16 Blatant Lies You Were Told, And Believed, Well Before You Turned 16
From Santa Clause... to the tooth fairy... here are a few lies many children including myself believed in.
Some of these are bound to make you cringe... some not so much.
1. Santa Clause was real and so were his elves but the elves were hideous
The elves were little creatures that looked more like Dobby from Hairy Potter than the one in Elf.
2. If you eat watermelon seeds, a watermelon will grow in your stomach.
I think every child at one point believed they could grow a watermelon in their belly.
3. Turning on the light in the car was illegal
Here come the parents screaming at their children because the light was going to make them wreck or the cops would pull them over.
4. If you swallow your gum, it will stay in your stomach forever
I would cry every time I swallowed gum.
5. Marshmallows are made out of pure animal fat
Thanks to my older brother who made me believe that the white fat off of steak and other meats is what marshmallows are made out of.
6. Sitting to close to the television will destroy your eyesight and you will become blind.
My parents still say this to my younger siblings.
7. If you chew tobacco your face will become distorted
Chewing tobacco can lead to mouth and jaw cancer and can distort your face however, your entire face doesn't turn upside down as I thought.
8. If you touch a toad, you will get warts
This is not true but make sure you wash your hands after touching toads.
9. Cracking your knuckles will give you arthritis
When I developed arthritis and my mom would tell me it will make it worse, I shrugged and kept doing it.
10. Stuffed animals and mannequins come to life when you aren’t looking
Imagine seeing headless mannequins running towards you in the middle of the night.
11. Step on a crack and you’ll break your mother’s back
Whenever I was mad at my mom, I would purposely step on the cracks.

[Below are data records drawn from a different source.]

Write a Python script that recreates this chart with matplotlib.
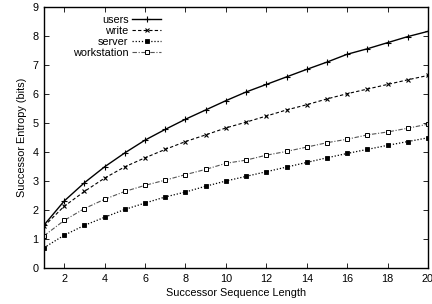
import matplotlib
matplotlib.use("Agg")
import matplotlib.pyplot as plt

plt.rcParams['font.family'] = ['Liberation Sans', 'DejaVu Sans']

x = list(range(1, 21))
users = [1.48, 2.31, 2.94, 3.49, 3.97, 4.41, 4.78, 5.13, 5.45, 5.77,
         6.07, 6.33, 6.59, 6.85, 7.10, 7.37, 7.56, 7.77, 7.98, 8.16]
write = [1.44, 2.13, 2.64, 3.10, 3.49, 3.80, 4.09, 4.36, 4.59, 4.83,
         5.03, 5.24, 5.45, 5.63, 5.83, 6.01, 6.17, 6.33, 6.49, 6.64]
server = [0.70, 1.13, 1.47, 1.75, 2.02, 2.24, 2.45, 2.62, 2.82, 3.00,
          3.16, 3.32, 3.48, 3.64, 3.80, 3.95, 4.09, 4.23, 4.36, 4.49]
workstation = [1.11, 1.64, 2.05, 2.37, 2.64, 2.85, 3.03, 3.22, 3.40, 3.61,
               3.72, 3.89, 4.02, 4.17, 4.32, 4.44, 4.59, 4.69, 4.82, 4.96]

xticks = [2, 4, 6, 8, 10, 12, 14, 16, 18, 20]
yticks = list(range(0, 10))

FS = 7.8
fig = plt.figure(figsize=(4.32, 3.04), dpi=100)
ax = fig.add_axes([44/432, 1 - 268/304, (428 - 44)/432, (268 - 7)/304])

ax.plot(x, users, color='black', lw=1.0, ls='-', marker='+', ms=4, mew=0.8, label='users')
ax.plot(x, write, color='black', lw=0.8, ls=(0, (3, 2)), marker='x', ms=3.5, mew=0.8, label='write')
ax.plot(x, server, color='black', lw=0.9, ls=(0, (1, 1.5)), marker='s', ms=2.8, mew=0.6, label='server')
ax.plot(x, workstation, color='#555555', lw=0.8, ls=(0, (4, 1.5, 1, 1.5)), marker='s', ms=3.5,
        mfc='white', mec='black', mew=0.7, label='workstation')

ax.set_xlim(1, 20)
ax.set_ylim(0, 9)
ax.set_xticks(xticks)
ax.set_yticks(yticks)
ax.tick_params(direction='in', top=True, right=True, labelsize=FS, length=3.5, width=0.6, pad=4)
for s in ax.spines.values():
    s.set_linewidth(1.0)

ax.set_xlabel('Successor Sequence Length', fontsize=FS, labelpad=3)
ax.set_ylabel('Successor Entropy (bits)', fontsize=FS, labelpad=4)

leg = ax.legend(loc='upper left', bbox_to_anchor=(0.058, 0.995), fontsize=FS, frameon=False,
                markerfirst=False, numpoints=1, handlelength=2.7, handletextpad=0.35,
                labelspacing=0.1, borderaxespad=0.2)
for col in leg._legend_handle_box.get_children():
    col.align = 'right'

fig.savefig('out.png', dpi=100)
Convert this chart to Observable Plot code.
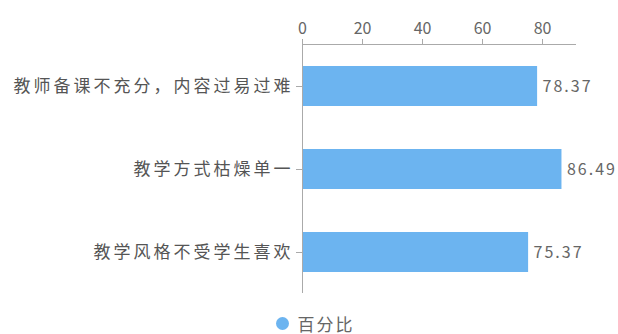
<!DOCTYPE html>
<html>
<head>
<meta charset="utf-8">
<script src="https://cdn.jsdelivr.net/npm/d3@7"></script>
<script src="https://cdn.jsdelivr.net/npm/@observablehq/plot@0.6"></script>
<style>
  html, body { margin: 0; padding: 0; background: #fff; }
  body { width: 618px; height: 334px; overflow: hidden; font-family: "Noto Sans CJK SC", "Noto Sans", sans-serif; }
  #legend { display: flex; justify-content: center; align-items: center; height: 36px; font-size: 17px; color: #666; gap: 9px; margin-left: 12px; letter-spacing: 2px; }
  #legend .dot { width: 13px; height: 13px; border-radius: 50%; background: #6cb4f0; display: inline-block; }
  g[aria-label="y-axis tick label"] text { letter-spacing: 3px; }
  g.vlabel text { letter-spacing: 2px; }
</style>
</head>
<body>
<div id="chart"></div>
<div id="legend"><span class="dot"></span><span>百分比</span></div>
<script>
const categories = ["教师备课不充分，内容过易过难", "教学方式枯燥单一", "教学风格不受学生喜欢"];
const values = [78.37, 86.49, 75.37];
const xTicks = [0, 20, 40, 60, 80];
const seriesName = "百分比";

const data = categories.map((c, i) => ({category: c, value: values[i]}));

const marks = [
  Plot.barX(data, {y: "category", x: "value", fill: "#6cb4f0"}),
  Plot.text(data, {y: "category", x: "value", text: d => d.value.toFixed(2), textAnchor: "start", dx: 5, fontSize: 16, fill: "#666", className: "vlabel"}),
  Plot.ruleX([0], {stroke: "#aaa"}),
  Plot.axisX({anchor: "top", ticks: xTicks, tickSize: 6, tickPadding: 5, fontSize: 16, color: "#666", stroke: "#aaa", label: null}),
  Plot.axisY({anchor: "left", tickSize: 6, tickPadding: 3, fontSize: 17, color: "#555", stroke: "#aaa", label: null})
];
try { marks.push(Plot.frame({anchor: "top", stroke: "#aaa"})); } catch (e) {}

const chart = Plot.plot({
  width: 618,
  height: 305,
  marginLeft: 302,
  marginRight: 43,
  marginTop: 44,
  marginBottom: 12,
  style: {fontFamily: "'Noto Sans CJK SC', sans-serif", background: "#fff"},
  x: {domain: [0, 91]},
  y: {domain: categories, paddingInner: 0.52, paddingOuter: 0.26},
  marks
});
document.getElementById("chart").appendChild(chart);
</script>
</body>
</html>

12. If a guy is mean to you it means he likes you
Yeah stop teaching girls this.
13. The moon followed me everywhere I went so it was my friend
Talking to the moon made me feel loved and then I realized it had no cognitive function.
14. I would only catch a fish if I talked to the worm before putting in on a hook
Imagine watching a child talk to a worm
15. If you punched a woman’s breast it wouldn’t grow for three years
Looking back I think we said this as an excuse to punch out friends.
16. Alligators lived in the sewers
I mean in a lot of cartoons you see alligators in the sewers so it was safe to assume it was real.
What all lies did you believe in as a child?